Running a small business is no easy feat. If you have served your country and own a small business — or want to start one — you may need financial help along the way. While VA small-business loans are no longer available, there are other options for small-business loans for veterans.
What were VA business loans?
Through 2018, the Small Business Administration (SBA) had reduced fees for veteran business loans through the Veterans Advantage program. SBA loans for veterans worked the same way as regular SBA loans — private lenders made the loans, and a portion of the loans were guaranteed by the federal government. Then the money could be used to start a business, pay operating expenses, buy equipment or real estate or pay down higher-interest debt.
The reduced fees for VA business loans expired in 2019, and while veterans are still eligible to apply for SBA 7(a) loans, they pay the same fees as all other applicants.
Small-business loans for veterans
While the Veterans Advantage program is no longer an option, veterans looking for small-business loans still have a few options. You’ll want to check the specific terms of the program that you’re interested in, but for most programs, a veteran-owned business is defined as majority owned by one of the following:
Honorably discharged veterans.
Active-duty personnel who are eligible for the military’s Transition Assistance Program (TAP).

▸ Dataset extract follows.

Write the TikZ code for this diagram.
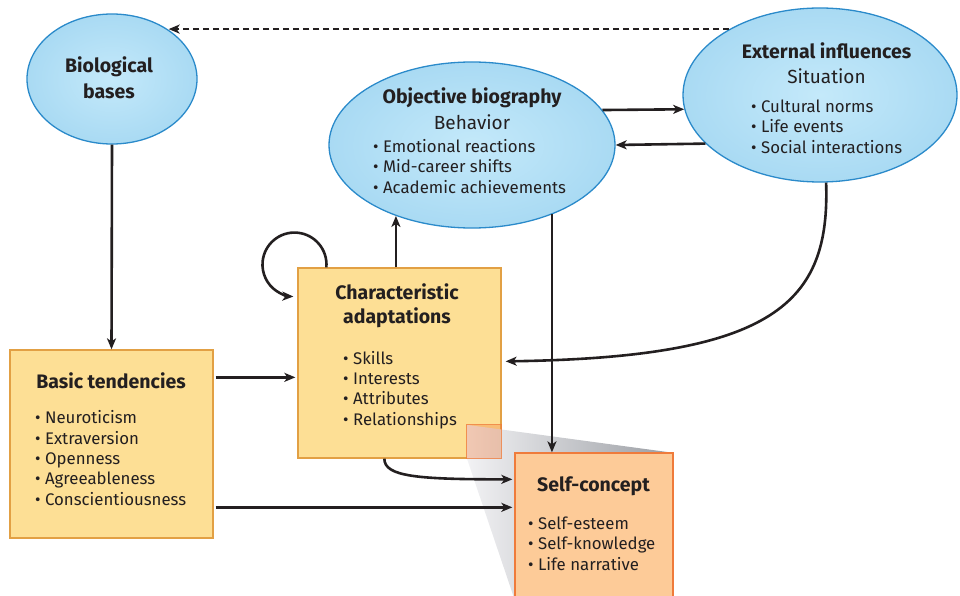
\documentclass[tikz,border=0pt]{standalone}
\usepackage{fontspec}
\setmainfont{Fira Sans}
\usetikzlibrary{shapes.geometric,arrows.meta,calc}
\definecolor{ellin}{HTML}{C4E9FA}
\definecolor{ellout}{HTML}{A9DAF3}
\definecolor{ellborder}{HTML}{2A8ACA}
\definecolor{boxfill}{HTML}{FDDF95}
\definecolor{boxborder}{HTML}{E2A044}
\definecolor{selffill}{HTML}{FDCB98}
\definecolor{selfborder}{HTML}{EF7B3B}
\definecolor{ink}{HTML}{231F20}
\definecolor{greyA}{HTML}{F2F2F4}
\definecolor{greyB}{HTML}{9A9DA3}
\tikzset{
  ell/.style={ellipse, draw=ellborder, line width=1.3pt, inner color=ellin, outer color=ellout, inner sep=0pt},
  ybox/.style={rectangle, draw=boxborder, fill=boxfill, line width=1.3pt, inner sep=0pt},
  sbox/.style={rectangle, draw=selfborder, fill=selffill, line width=1.3pt, inner sep=0pt},
  ttl/.style={font=\fontsize{19.5}{26}\selectfont\bfseries, text=ink, inner sep=0pt, anchor=base, align=center},
  sub/.style={font=\fontsize{19}{26}\selectfont, text=ink, inner sep=0pt, anchor=base},
  items/.style={font=\fontsize{16.8}{20.3}\selectfont, text=ink, inner sep=0pt, anchor=base west, align=left},
  arr/.style={draw=ink, line width=2.6pt, -{Stealth[length=11pt,width=9pt,inset=3pt]}},
  darr/.style={arr, dash pattern=on 6pt off 4pt}
}
\begin{document}
\begin{tikzpicture}[x=1pt,y=-1pt]
\useasboundingbox (0,0) rectangle (960,596);
% ellipses
\node[ell, minimum width=170pt, minimum height=130pt] (bio) at (112,79) {};
\node[ell, minimum width=286pt, minimum height=166pt] (obj) at (472,145) {};
\node[ell, minimum width=274pt, minimum height=174pt] (ext) at (820,95) {};
% boxes
\node[ybox, minimum width=203pt, minimum height=188pt] (basic) at (111.5,444) {};
\node[ybox, minimum width=203pt, minimum height=190pt] (char) at (399.5,363) {};
% zoom lens
\node[rectangle, minimum width=34pt, minimum height=33pt, inner sep=0pt] (lens) at (484,441.5) {};
\node[rectangle, minimum width=158pt, minimum height=147pt, inner sep=0pt] (selfarea) at (594,526.5) {};
\path[left color=greyA, right color=greyB] (lens.north west) -- (selfarea.north east) -- (selfarea.south east) -- (selfarea.south west) -- (lens.south west) -- cycle;
\path[fill=selfborder, fill opacity=0.35, draw=selfborder, draw opacity=0.8, line width=1pt] (lens.north west) rectangle (lens.south east);
\node[sbox, minimum width=158pt, minimum height=147pt] (self) at (594,526.5) {};
% texts
\node[ttl] (biot) at (109,99) {Biological\\bases};
\node[ttl] (objt) at (472,104) {Objective biography};
\node[sub] (objs) at (472,130) {Behavior};
\node[items] (obji) at (373,193.3) {• Emotional reactions\\• Mid-career shifts\\• Academic achievements};
\node[ttl] (extt) at (826.5,58.3) {External influences};
\node[sub] (exts) at (826.5,83.3) {Situation};
\node[items] (exti) at (751,153.3) {• Cultural norms\\• Life events\\• Social interactions};
\node[ttl, font=\fontsize{19.5}{24}\selectfont\bfseries] (chart) at (397,323) {Characteristic\\adaptations};
\node[items] (chari) at (343,425) {• Skills\\• Interests\\• Attributes\\• Relationships};
\node[ttl] (basict) at (111,388.3) {Basic tendencies};
\node[items] (basici) at (35,505) {• Neuroticism\\• Extraversion\\• Openness\\• Agreeableness\\• Conscientiousness};
\node[ttl] (selft) at (593.5,491.7) {Self-concept};
\node[items] (selfi) at (528,570) {• Self-esteem\\• Self-knowledge\\• Life narrative};
% connectors
\draw[darr] (ext.144.5) -- (ext.144.5 -| bio.41);
\draw[arr] (bio.south) -- (basic.north);
\draw[arr] ($(basic.north east)+(2,28)$) -- ($(char.north west)+(-2,110)$);
\draw[arr] ($(basic.north east)+(2,158)$) -- ($(self.north west)+(-2,55)$);
\draw[arr] (char.north -| obj.-137.3) -- (obj.-137.3);
\draw[arr] (obj.-41.7) -- (obj.-41.7 |- self.north);
\draw[arr] (obj.15.1) -- (ext.186.3);
\draw[arr] (ext.203.4) -- (obj.0.4);
\draw[arr] ($(char.south west)+(87,0)$) .. controls +(0,18) and +(-95,0) .. ($(self.north west)+(-2,27)$);
\draw[arr] (ext.-86) .. controls +(4,120) and +(270,-4) .. ($(char.north east)+(4,-1)+(0,95)$);
\coordinate (loopstart) at ($(char.north west)+(29,0)$);
\draw[arr] (loopstart) arc[start angle=5, end angle=-268, radius=32];
\end{tikzpicture}
\end{document}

Active National Guard members and reservists.
Current spouses of any of the above.
Widowed spouses of veterans who died in service or of a service-connected disability.
SBA 7(a) Loans
While the Veterans Advantage program that reduced or eliminated fees on SBA 7(a) loans for veterans has been discontinued, veterans are still eligible to apply for an SBA 7(a) loan. These loans are good for up to $5 million in business capital funding.
SBA Express Loans
An SBA Express Loan shares many similarities with SBA 7(a) loans under the now-discontinued Veterans Advantage program. With an SBA Express loan, the approval process takes a maximum of 36 hours. It will take longer than that to actually get your money, but knowing whether you are approved or not can be useful.
SBA Express Loans are capped at $350,000, but veterans currently pay no origination fees on SBA Express Loans. Another thing to keep in mind is that SBA Express loans usually carry higher interest rates than 7(a) loans, since the government guarantees less.
The SBA’s Military Reservist Economic Injury Disaster Loan Program (MREIDL) provides low-interest business loans to cover operating expenses (up to $2 million) when an “essential employee” is called up for active duty in the Reserve or National Guard.
Other small-business loan options for veterans
There are a variety of other small-business loan options for veterans as well. Navy Federal Credit Union offers programs for small businesses, and many states also offer programs that help veteran-owned and other small businesses get working capital. StreetShares is a lending platform that is owned and run by veterans, focusing on providing business funds to veterans and their communities.
Other benefits for veteran business owners
While the SBA doesn’t offer VA small-business loans anymore, it does offer business mentoring programs for veterans, including classes on military bases, online programs for women vets and training in how to bid on government contracts. The SBA also offers veteran entrepreneurship training programs to help veterans start and run their own businesses.
The bottom line
VA loans in the traditional sense ended in 2019. However, there are still several options for veterans to get small-business loans. For some, SBA Express or MREIDL may be the best option. Other veteran business owners may prefer getting their small-business loans through their local credit union, an online or peer-to-peer lender or a state program. For others, a personal loan, home equity loan or HELOC may be the best option.